- Problem -
Below is a listing. Return the lines from the one that contains "Write a LaTeX" to the one that contains "(0,0) rectangle (399,467);", both ends included, verbatim and with no pictures.

- Data excerpts -

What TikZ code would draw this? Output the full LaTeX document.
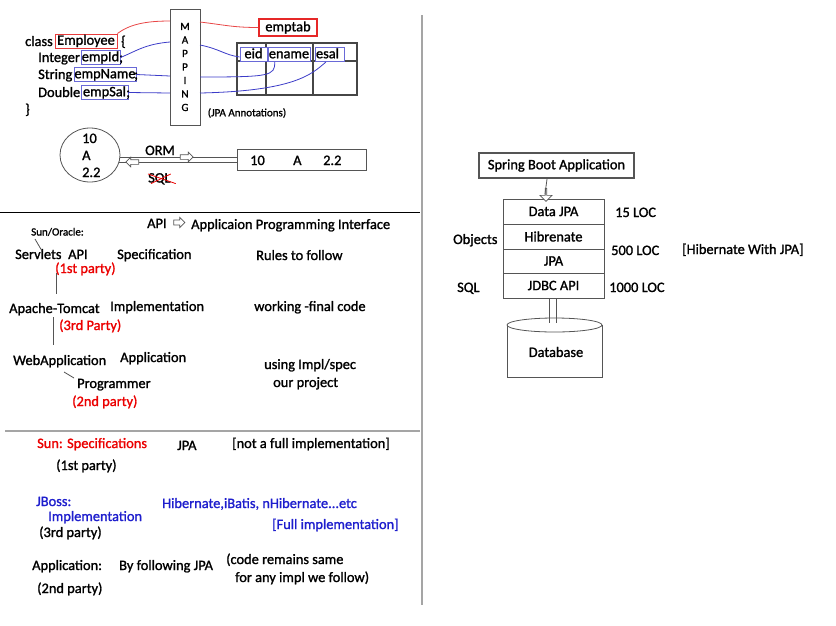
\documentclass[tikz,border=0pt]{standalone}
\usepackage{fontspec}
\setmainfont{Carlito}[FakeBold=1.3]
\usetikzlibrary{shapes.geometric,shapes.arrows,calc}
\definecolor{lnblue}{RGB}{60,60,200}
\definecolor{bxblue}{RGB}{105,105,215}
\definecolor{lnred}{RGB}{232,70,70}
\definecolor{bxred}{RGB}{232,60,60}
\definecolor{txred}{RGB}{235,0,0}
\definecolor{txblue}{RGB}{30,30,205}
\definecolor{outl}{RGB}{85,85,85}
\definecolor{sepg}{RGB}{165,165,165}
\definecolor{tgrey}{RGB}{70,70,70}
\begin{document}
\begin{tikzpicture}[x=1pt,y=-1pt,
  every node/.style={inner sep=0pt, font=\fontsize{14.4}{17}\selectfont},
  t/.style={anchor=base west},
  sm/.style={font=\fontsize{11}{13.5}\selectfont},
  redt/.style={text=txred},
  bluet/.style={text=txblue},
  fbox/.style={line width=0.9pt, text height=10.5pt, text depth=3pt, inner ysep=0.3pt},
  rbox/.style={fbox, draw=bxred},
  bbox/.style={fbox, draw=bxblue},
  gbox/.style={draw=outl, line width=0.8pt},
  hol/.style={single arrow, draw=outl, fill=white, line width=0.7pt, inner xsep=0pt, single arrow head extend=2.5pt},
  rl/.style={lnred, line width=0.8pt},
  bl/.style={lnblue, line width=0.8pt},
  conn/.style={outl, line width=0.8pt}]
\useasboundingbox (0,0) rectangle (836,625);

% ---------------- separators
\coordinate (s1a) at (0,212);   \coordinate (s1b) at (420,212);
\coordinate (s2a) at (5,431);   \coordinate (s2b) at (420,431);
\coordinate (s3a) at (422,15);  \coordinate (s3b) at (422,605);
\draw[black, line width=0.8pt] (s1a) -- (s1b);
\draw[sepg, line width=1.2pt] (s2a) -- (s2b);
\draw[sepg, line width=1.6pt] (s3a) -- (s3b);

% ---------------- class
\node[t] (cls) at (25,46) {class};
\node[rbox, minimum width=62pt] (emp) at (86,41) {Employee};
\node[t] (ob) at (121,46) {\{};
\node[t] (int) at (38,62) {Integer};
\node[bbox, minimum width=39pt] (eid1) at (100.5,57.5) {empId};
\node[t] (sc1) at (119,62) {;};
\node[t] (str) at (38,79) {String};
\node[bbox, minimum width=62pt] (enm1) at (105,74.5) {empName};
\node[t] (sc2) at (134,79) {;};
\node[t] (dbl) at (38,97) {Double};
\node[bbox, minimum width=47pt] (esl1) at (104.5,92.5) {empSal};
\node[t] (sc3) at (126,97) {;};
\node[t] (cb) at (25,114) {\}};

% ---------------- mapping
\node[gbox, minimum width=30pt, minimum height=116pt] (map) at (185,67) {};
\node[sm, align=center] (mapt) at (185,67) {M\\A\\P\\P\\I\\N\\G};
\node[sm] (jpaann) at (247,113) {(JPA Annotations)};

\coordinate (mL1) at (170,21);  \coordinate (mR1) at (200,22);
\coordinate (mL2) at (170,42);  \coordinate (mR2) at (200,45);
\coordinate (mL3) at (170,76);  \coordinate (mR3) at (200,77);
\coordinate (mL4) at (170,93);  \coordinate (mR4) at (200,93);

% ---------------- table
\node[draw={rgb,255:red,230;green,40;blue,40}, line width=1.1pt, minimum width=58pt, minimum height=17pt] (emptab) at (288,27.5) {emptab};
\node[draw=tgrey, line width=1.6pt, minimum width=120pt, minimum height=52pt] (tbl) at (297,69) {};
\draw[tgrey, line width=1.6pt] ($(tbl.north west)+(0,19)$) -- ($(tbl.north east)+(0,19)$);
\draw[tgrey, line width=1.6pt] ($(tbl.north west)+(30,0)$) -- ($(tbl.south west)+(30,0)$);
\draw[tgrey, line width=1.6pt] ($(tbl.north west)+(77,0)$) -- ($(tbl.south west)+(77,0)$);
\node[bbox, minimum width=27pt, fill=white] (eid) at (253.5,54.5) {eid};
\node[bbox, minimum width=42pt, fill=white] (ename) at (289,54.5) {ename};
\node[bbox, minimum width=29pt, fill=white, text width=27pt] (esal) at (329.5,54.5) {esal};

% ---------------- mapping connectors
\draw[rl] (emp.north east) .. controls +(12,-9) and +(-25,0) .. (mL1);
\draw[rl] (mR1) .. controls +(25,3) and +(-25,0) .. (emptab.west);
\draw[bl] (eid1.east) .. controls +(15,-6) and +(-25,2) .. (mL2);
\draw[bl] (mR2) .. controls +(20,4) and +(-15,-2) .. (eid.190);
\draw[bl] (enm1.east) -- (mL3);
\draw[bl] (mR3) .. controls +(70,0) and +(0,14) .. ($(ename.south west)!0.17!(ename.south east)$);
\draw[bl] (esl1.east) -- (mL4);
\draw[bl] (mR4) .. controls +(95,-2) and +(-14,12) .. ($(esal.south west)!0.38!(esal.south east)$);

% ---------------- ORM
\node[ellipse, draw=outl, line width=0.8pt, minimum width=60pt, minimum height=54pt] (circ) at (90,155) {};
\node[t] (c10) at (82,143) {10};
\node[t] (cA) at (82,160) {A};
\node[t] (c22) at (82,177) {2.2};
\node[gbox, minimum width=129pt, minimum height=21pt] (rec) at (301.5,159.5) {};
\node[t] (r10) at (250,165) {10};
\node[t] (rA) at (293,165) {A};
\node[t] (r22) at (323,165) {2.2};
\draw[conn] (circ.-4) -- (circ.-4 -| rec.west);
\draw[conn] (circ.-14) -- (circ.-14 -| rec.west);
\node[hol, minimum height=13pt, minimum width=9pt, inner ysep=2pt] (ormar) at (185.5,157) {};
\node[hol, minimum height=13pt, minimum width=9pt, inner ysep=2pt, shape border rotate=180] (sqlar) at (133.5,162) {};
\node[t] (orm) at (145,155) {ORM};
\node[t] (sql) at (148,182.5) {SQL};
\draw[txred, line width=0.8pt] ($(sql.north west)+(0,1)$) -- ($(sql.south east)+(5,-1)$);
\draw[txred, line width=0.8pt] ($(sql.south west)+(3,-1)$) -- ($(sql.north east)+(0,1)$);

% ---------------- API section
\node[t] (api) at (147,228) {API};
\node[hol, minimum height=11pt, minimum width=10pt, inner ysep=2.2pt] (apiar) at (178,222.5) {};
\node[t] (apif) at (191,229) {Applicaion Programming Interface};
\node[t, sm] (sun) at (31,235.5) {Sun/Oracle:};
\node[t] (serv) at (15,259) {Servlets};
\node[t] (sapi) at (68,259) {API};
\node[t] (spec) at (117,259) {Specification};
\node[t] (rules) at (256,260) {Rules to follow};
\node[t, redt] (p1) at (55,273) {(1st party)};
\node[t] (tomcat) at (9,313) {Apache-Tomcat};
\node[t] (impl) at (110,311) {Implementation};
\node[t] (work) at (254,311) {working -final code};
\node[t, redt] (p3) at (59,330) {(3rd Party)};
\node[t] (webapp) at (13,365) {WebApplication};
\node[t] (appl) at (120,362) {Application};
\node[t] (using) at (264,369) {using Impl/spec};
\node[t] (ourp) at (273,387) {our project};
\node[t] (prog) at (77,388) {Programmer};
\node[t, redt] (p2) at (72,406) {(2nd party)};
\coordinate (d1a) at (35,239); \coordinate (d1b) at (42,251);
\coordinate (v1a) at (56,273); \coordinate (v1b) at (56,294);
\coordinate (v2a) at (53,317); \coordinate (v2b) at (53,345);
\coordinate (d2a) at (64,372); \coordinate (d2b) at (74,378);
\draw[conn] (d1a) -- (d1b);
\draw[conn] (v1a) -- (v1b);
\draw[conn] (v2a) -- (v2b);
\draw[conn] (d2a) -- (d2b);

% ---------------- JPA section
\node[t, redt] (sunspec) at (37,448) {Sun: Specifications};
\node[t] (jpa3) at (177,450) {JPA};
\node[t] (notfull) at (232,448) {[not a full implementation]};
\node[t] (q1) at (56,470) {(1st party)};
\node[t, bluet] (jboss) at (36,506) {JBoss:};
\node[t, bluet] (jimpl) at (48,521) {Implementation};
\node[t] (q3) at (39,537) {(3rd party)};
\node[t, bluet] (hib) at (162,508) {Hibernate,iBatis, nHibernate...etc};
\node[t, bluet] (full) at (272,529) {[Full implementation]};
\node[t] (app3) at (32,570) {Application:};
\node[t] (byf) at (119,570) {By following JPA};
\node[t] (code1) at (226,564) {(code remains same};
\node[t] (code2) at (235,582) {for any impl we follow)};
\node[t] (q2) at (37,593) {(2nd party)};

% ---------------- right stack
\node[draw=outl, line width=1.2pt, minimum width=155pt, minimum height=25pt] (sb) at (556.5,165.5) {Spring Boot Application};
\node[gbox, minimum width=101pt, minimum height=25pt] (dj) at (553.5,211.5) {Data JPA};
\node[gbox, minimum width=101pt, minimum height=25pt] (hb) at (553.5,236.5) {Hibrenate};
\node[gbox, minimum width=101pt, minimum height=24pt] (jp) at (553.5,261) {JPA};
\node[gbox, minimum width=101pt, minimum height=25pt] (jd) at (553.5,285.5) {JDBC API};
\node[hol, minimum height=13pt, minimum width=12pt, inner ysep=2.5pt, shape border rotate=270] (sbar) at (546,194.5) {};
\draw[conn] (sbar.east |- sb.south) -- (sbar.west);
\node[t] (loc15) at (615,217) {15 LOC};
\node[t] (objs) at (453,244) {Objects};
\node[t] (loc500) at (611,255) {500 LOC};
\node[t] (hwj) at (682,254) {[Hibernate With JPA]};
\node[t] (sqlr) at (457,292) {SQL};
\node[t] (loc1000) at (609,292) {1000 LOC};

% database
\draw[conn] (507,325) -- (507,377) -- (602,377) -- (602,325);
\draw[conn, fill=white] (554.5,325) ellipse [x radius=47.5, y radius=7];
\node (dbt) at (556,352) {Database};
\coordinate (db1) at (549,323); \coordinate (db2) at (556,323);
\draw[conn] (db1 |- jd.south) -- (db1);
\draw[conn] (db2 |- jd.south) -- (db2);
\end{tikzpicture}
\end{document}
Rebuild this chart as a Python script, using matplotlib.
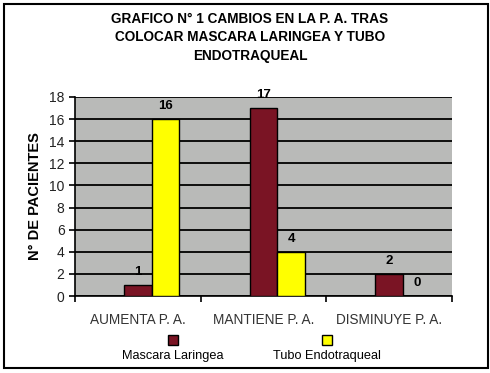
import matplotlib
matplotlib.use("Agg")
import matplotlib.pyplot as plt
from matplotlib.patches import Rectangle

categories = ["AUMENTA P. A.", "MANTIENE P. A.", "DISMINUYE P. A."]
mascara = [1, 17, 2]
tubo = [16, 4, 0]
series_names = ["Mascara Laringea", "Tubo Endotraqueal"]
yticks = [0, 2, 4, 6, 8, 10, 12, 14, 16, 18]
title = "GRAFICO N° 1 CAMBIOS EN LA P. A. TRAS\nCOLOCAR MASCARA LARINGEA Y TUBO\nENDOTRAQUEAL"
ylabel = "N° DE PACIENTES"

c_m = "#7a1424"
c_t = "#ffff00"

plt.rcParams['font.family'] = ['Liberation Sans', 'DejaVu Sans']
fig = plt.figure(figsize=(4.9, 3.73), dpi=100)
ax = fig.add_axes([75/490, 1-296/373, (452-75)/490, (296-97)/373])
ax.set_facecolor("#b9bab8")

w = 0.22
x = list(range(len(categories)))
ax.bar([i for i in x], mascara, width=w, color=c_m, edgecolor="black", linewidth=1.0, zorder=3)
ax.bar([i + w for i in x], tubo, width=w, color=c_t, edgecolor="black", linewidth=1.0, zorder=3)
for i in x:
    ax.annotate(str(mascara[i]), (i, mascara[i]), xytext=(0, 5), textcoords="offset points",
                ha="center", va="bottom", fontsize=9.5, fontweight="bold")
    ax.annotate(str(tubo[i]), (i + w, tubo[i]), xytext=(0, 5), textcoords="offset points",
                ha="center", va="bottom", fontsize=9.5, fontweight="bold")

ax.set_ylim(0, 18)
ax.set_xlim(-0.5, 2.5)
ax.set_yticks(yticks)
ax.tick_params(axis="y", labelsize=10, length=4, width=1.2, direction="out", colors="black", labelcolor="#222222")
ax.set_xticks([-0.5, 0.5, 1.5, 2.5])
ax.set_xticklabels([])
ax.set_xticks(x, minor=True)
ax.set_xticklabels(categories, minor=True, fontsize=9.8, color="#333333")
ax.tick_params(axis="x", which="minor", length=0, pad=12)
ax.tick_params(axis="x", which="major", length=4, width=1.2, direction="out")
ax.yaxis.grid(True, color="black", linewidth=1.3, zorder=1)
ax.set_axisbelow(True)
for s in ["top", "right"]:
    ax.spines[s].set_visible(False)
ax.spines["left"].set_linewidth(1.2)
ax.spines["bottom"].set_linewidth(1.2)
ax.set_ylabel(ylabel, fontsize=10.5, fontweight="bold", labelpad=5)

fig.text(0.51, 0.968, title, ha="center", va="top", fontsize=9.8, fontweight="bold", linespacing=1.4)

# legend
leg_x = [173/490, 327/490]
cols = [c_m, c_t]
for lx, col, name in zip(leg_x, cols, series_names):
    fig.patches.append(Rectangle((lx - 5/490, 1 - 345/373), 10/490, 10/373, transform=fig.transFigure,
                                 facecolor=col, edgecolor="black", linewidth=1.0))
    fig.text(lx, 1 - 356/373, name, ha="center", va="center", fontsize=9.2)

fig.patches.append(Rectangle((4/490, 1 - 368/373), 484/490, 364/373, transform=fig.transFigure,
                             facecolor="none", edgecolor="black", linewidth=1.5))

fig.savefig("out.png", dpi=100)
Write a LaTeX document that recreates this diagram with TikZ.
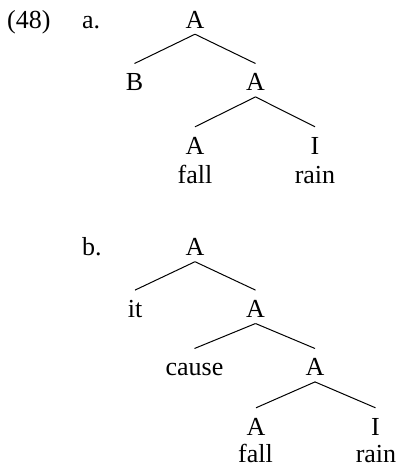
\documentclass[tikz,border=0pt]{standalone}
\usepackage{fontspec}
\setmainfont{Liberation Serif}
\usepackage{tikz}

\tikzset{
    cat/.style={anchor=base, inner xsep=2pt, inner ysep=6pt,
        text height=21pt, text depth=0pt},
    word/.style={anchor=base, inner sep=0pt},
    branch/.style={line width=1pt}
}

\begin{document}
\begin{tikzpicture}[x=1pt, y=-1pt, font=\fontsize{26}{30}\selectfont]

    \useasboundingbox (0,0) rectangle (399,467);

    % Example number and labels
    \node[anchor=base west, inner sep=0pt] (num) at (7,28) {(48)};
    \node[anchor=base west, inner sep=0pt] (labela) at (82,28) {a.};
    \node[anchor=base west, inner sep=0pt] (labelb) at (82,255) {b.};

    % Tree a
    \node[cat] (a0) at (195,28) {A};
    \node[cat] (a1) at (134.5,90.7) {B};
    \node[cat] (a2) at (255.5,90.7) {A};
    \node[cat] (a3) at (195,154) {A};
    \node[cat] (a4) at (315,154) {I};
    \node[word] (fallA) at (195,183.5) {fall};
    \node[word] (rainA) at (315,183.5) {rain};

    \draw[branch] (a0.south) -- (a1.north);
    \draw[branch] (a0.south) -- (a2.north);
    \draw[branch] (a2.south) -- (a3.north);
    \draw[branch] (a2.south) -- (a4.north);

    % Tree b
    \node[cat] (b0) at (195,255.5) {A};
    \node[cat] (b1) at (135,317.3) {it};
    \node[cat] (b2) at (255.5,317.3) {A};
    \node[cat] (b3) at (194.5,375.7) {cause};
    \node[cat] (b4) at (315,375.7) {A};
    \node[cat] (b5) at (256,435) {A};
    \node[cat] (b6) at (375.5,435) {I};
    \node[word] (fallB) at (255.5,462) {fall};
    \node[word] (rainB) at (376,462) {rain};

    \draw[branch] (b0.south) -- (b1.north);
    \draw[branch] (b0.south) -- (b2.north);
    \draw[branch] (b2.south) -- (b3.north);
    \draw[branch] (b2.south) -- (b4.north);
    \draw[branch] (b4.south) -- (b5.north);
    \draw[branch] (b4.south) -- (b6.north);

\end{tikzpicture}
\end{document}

- Solution to the exercise -
Write a LaTeX document that recreates this diagram with TikZ.
\documentclass[tikz,border=0pt]{standalone}
\usepackage{fontspec}
\setmainfont{Liberation Serif}
\usepackage{tikz}

\tikzset{
    cat/.style={anchor=base, inner xsep=2pt, inner ysep=6pt,
        text height=21pt, text depth=0pt},
    word/.style={anchor=base, inner sep=0pt},
    branch/.style={line width=1pt}
}

\begin{document}
\begin{tikzpicture}[x=1pt, y=-1pt, font=\fontsize{26}{30}\selectfont]

    \useasboundingbox (0,0) rectangle (399,467);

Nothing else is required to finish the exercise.